▸ What the task requires:
Output the material beneath this task exactly, images excluded.

# Start of Provided entries

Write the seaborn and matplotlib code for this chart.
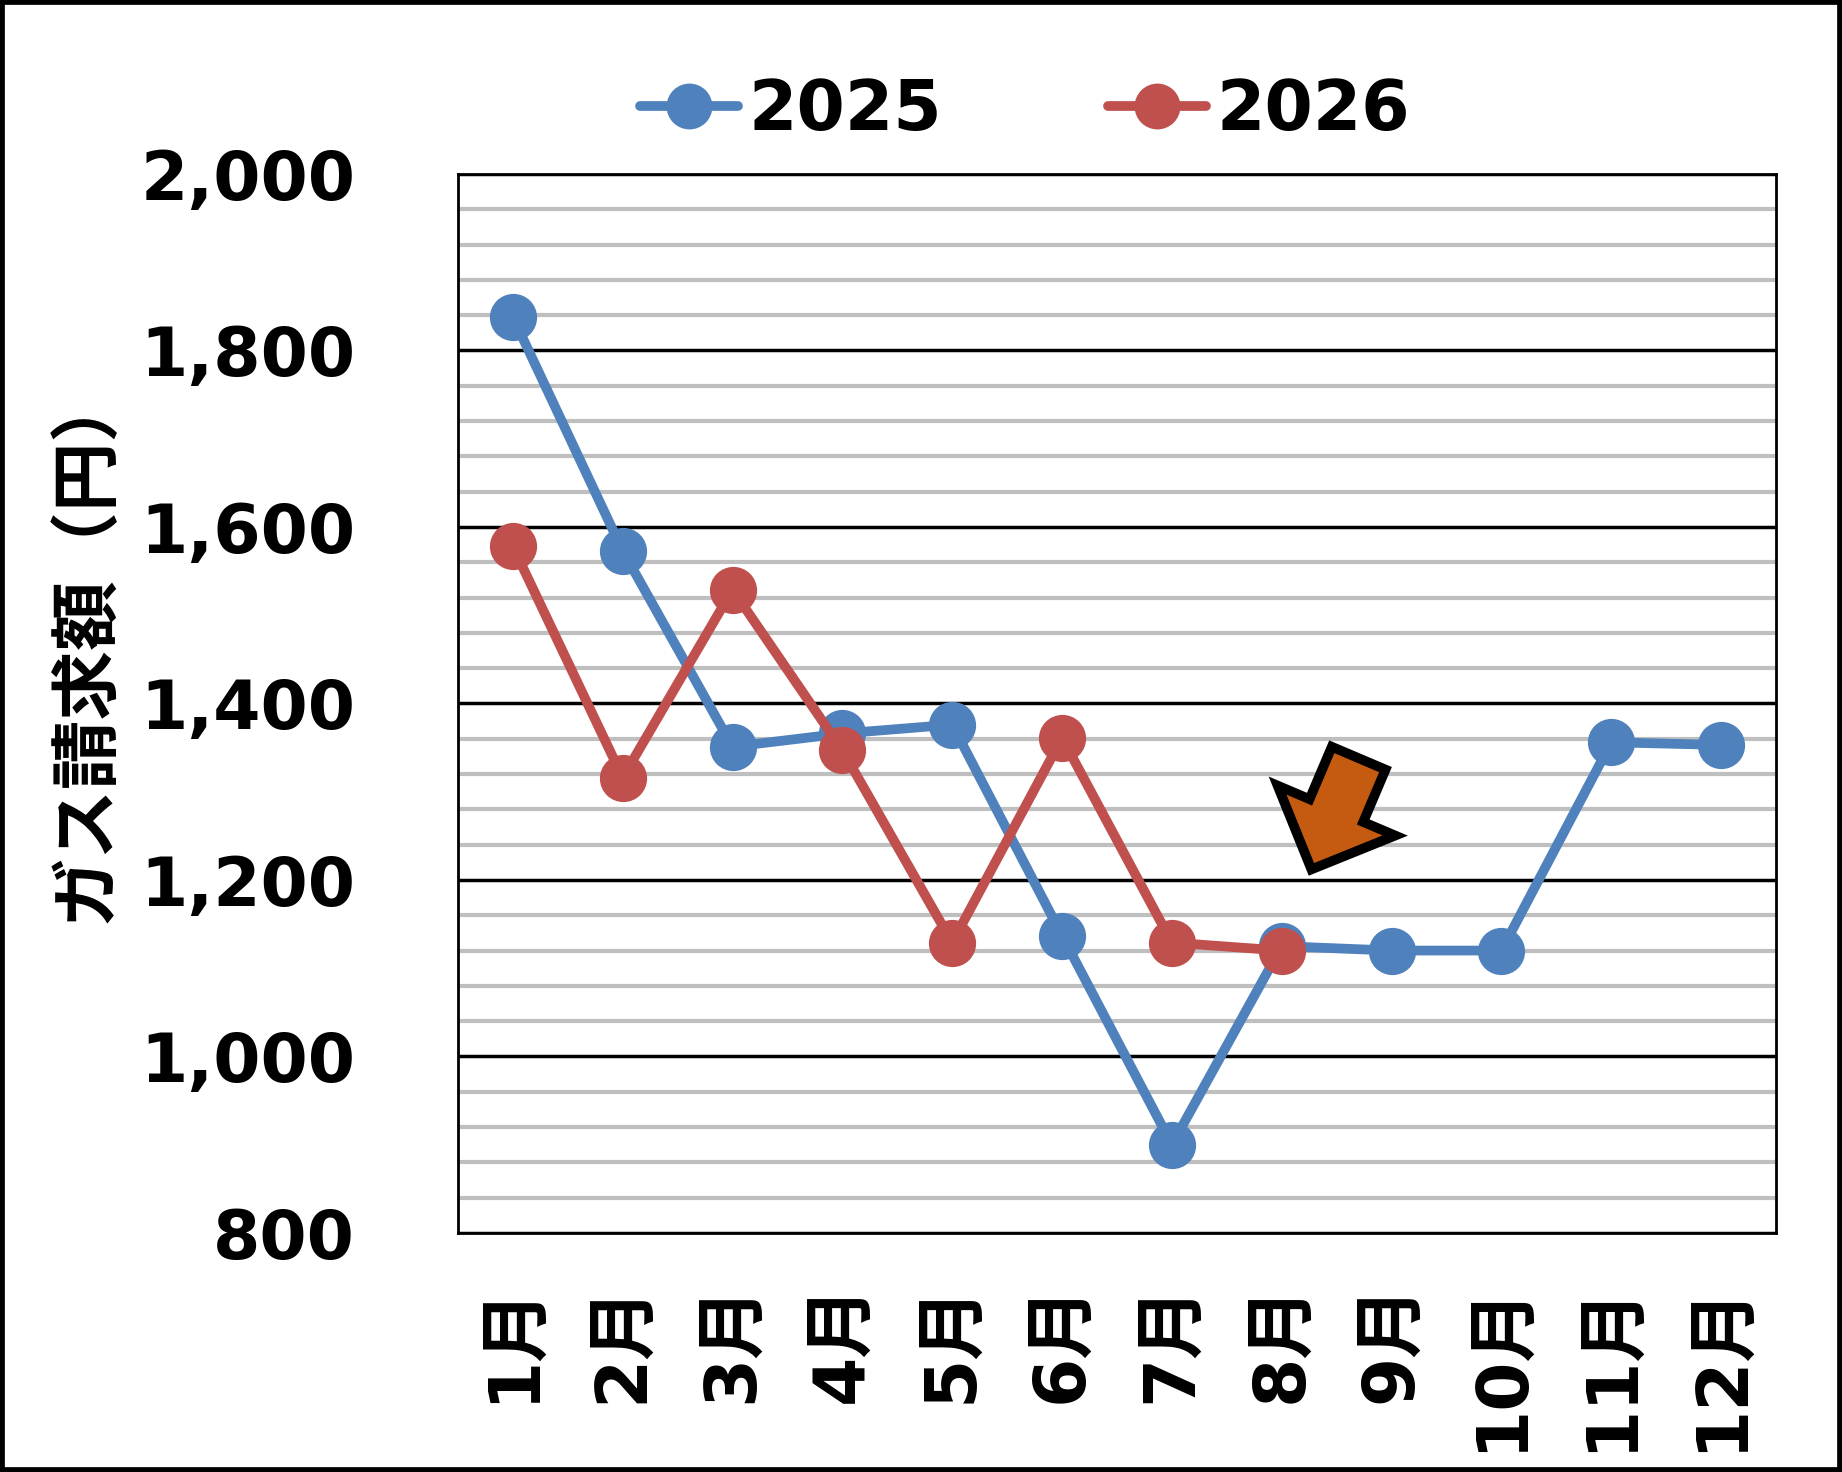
import pandas as pd
import matplotlib.pyplot as plt
import seaborn as sns
from matplotlib.ticker import MultipleLocator, FuncFormatter
from matplotlib.patches import Rectangle

# データ
months = ['1月', '2月', '3月', '4月', '5月', '6月', '7月', '8月', '9月', '10月', '11月', '12月']
month_no = list(range(1, 13))
gas_2025 = [1838, 1573, 1351, 1366, 1376, 1137, 900, 1125, 1120, 1120, 1356, 1353]
gas_2026 = [1578, 1316, 1529, 1347, 1129, 1361, 1129, 1120]

df = pd.concat([
    pd.DataFrame({'month': month_no, 'value': gas_2025, 'year': '2025'}),
    pd.DataFrame({'month': month_no[:len(gas_2026)], 'value': gas_2026, 'year': '2026'}),
])

sns.set_style('white')
plt.rcParams['font.family'] = ['DejaVu Sans', 'Noto Sans CJK JP']
plt.rcParams['font.weight'] = 'bold'
plt.rcParams['text.color'] = 'black'
plt.rcParams['xtick.color'] = 'black'
plt.rcParams['ytick.color'] = 'black'

fig = plt.figure(figsize=(18.42, 14.72), dpi=100)
ax = fig.add_axes([0.2486, 0.1624, 0.7156, 0.7194])

palette = {'2025': '#4F81BD', '2026': '#C0504D'}
sns.lineplot(data=df, x='month', y='value', hue='year', palette=palette,
             marker='o', markersize=34, markeredgewidth=0, linewidth=7,
             ax=ax, legend=True)

# 軸
ax.set_xlim(0.5, 12.5)
ax.set_ylim(800, 2000)
ax.set_xticks(month_no)
ax.set_xticklabels(months, rotation=90, fontsize=51, fontweight='bold', color='black')
ax.yaxis.set_major_locator(MultipleLocator(200))
ax.yaxis.set_minor_locator(MultipleLocator(40))
ax.yaxis.set_major_formatter(FuncFormatter(lambda v, p: f'{v:,.0f}'))
ax.tick_params(axis='y', which='both', length=0, pad=74, labelsize=49, labelcolor='black')
ax.tick_params(axis='x', length=0, pad=36)
for lab in ax.get_yticklabels():
    lab.set_fontweight('bold')
ax.set_xlabel('')
ax.set_ylabel('')

ax.grid(which='minor', axis='y', color='#BFBFBF', linewidth=3)
ax.grid(which='major', axis='y', color='black', linewidth=2.5)
ax.set_axisbelow(True)
for s in ax.spines.values():
    s.set_color('black')
    s.set_linewidth(2)

fig.text(86 / 1842, 1 - 645 / 1472, 'ガス請求額（円）', rotation=90,
         ha='center', va='center', fontsize=50, fontweight='bold',
         color='black', family=['Noto Sans CJK JP'])

# 凡例
handles, labels = ax.get_legend_handles_labels()
for h in handles:
    h.set_markersize(33)
    h.set_linewidth(7)
leg = ax.legend(handles, labels, loc='center', bbox_to_anchor=(0.5565, 0.925),
                bbox_transform=fig.transFigure, ncol=2, frameon=False,
                prop={'size': 50, 'weight': 'bold'}, handlelength=1.4,
                handletextpad=0.15, columnspacing=2.4)
for t in leg.get_texts():
    t.set_color('black')

# 矢印
ax.annotate('', xy=(8.27, 1212), xytext=(8.70, 1338),
            arrowprops=dict(arrowstyle='simple,head_length=0.46,head_width=0.92,tail_width=0.42',
                            mutation_scale=100, fc='#C55A11', ec='black', lw=7,
                            shrinkA=0, shrinkB=0, joinstyle='miter'))

# 外枠
fig.patches.append(Rectangle((0, 0), 1, 1, transform=fig.transFigure,
                             fill=False, ec='black', lw=7))

plt.savefig('out.png', dpi=100)
plt.close()
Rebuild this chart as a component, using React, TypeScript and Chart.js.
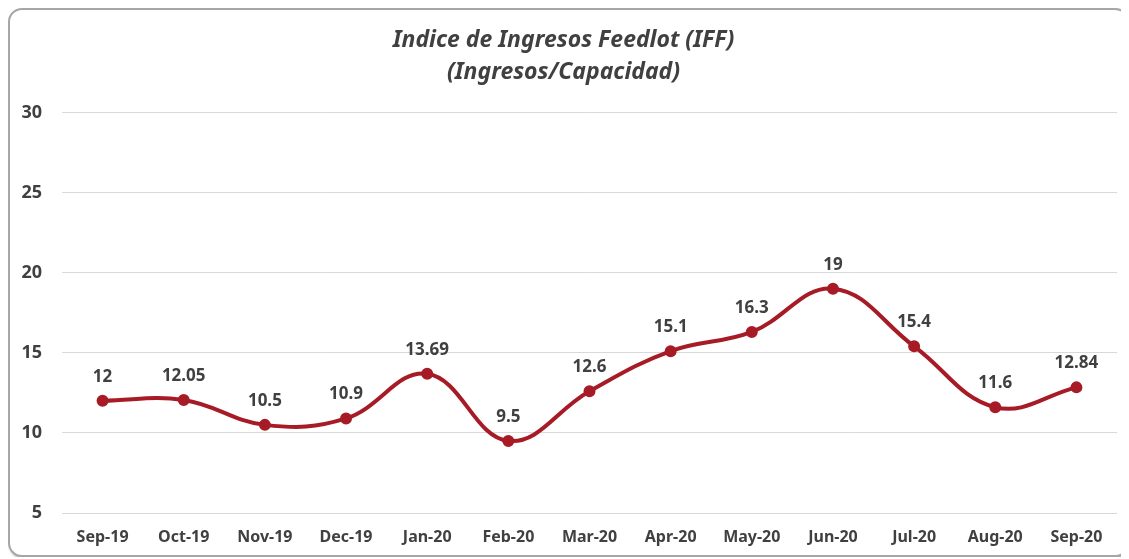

# End of Provided entries

▸ Result for this task:
Write the seaborn and matplotlib code for this chart.
import pandas as pd
import matplotlib.pyplot as plt
import seaborn as sns
from matplotlib.ticker import MultipleLocator, FuncFormatter
from matplotlib.patches import Rectangle

# データ
months = ['1月', '2月', '3月', '4月', '5月', '6月', '7月', '8月', '9月', '10月', '11月', '12月']
month_no = list(range(1, 13))
gas_2025 = [1838, 1573, 1351, 1366, 1376, 1137, 900, 1125, 1120, 1120, 1356, 1353]
gas_2026 = [1578, 1316, 1529, 1347, 1129, 1361, 1129, 1120]

df = pd.concat([
    pd.DataFrame({'month': month_no, 'value': gas_2025, 'year': '2025'}),
    pd.DataFrame({'month': month_no[:len(gas_2026)], 'value': gas_2026, 'year': '2026'}),
])

sns.set_style('white')
plt.rcParams['font.family'] = ['DejaVu Sans', 'Noto Sans CJK JP']
plt.rcParams['font.weight'] = 'bold'
plt.rcParams['text.color'] = 'black'
plt.rcParams['xtick.color'] = 'black'
plt.rcParams['ytick.color'] = 'black'

fig = plt.figure(figsize=(18.42, 14.72), dpi=100)
ax = fig.add_axes([0.2486, 0.1624, 0.7156, 0.7194])

palette = {'2025': '#4F81BD', '2026': '#C0504D'}
sns.lineplot(data=df, x='month', y='value', hue='year', palette=palette,
             marker='o', markersize=34, markeredgewidth=0, linewidth=7,
             ax=ax, legend=True)

# 軸
ax.set_xlim(0.5, 12.5)
ax.set_ylim(800, 2000)
ax.set_xticks(month_no)
ax.set_xticklabels(months, rotation=90, fontsize=51, fontweight='bold', color='black')
ax.yaxis.set_major_locator(MultipleLocator(200))
ax.yaxis.set_minor_locator(MultipleLocator(40))
ax.yaxis.set_major_formatter(FuncFormatter(lambda v, p: f'{v:,.0f}'))
ax.tick_params(axis='y', which='both', length=0, pad=74, labelsize=49, labelcolor='black')
ax.tick_params(axis='x', length=0, pad=36)
for lab in ax.get_yticklabels():
    lab.set_fontweight('bold')
ax.set_xlabel('')
ax.set_ylabel('')

ax.grid(which='minor', axis='y', color='#BFBFBF', linewidth=3)
ax.grid(which='major', axis='y', color='black', linewidth=2.5)
ax.set_axisbelow(True)
for s in ax.spines.values():
    s.set_color('black')
    s.set_linewidth(2)

fig.text(86 / 1842, 1 - 645 / 1472, 'ガス請求額（円）', rotation=90,
         ha='center', va='center', fontsize=50, fontweight='bold',
         color='black', family=['Noto Sans CJK JP'])

# 凡例
handles, labels = ax.get_legend_handles_labels()
for h in handles:
    h.set_markersize(33)
    h.set_linewidth(7)
leg = ax.legend(handles, labels, loc='center', bbox_to_anchor=(0.5565, 0.925),
                bbox_transform=fig.transFigure, ncol=2, frameon=False,
                prop={'size': 50, 'weight': 'bold'}, handlelength=1.4,
                handletextpad=0.15, columnspacing=2.4)
for t in leg.get_texts():
    t.set_color('black')

# 矢印
ax.annotate('', xy=(8.27, 1212), xytext=(8.70, 1338),
            arrowprops=dict(arrowstyle='simple,head_length=0.46,head_width=0.92,tail_width=0.42',
                            mutation_scale=100, fc='#C55A11', ec='black', lw=7,
                            shrinkA=0, shrinkB=0, joinstyle='miter'))

# 外枠
fig.patches.append(Rectangle((0, 0), 1, 1, transform=fig.transFigure,
                             fill=False, ec='black', lw=7))

plt.savefig('out.png', dpi=100)
plt.close()
Rebuild this chart as a component, using React, TypeScript and Chart.js.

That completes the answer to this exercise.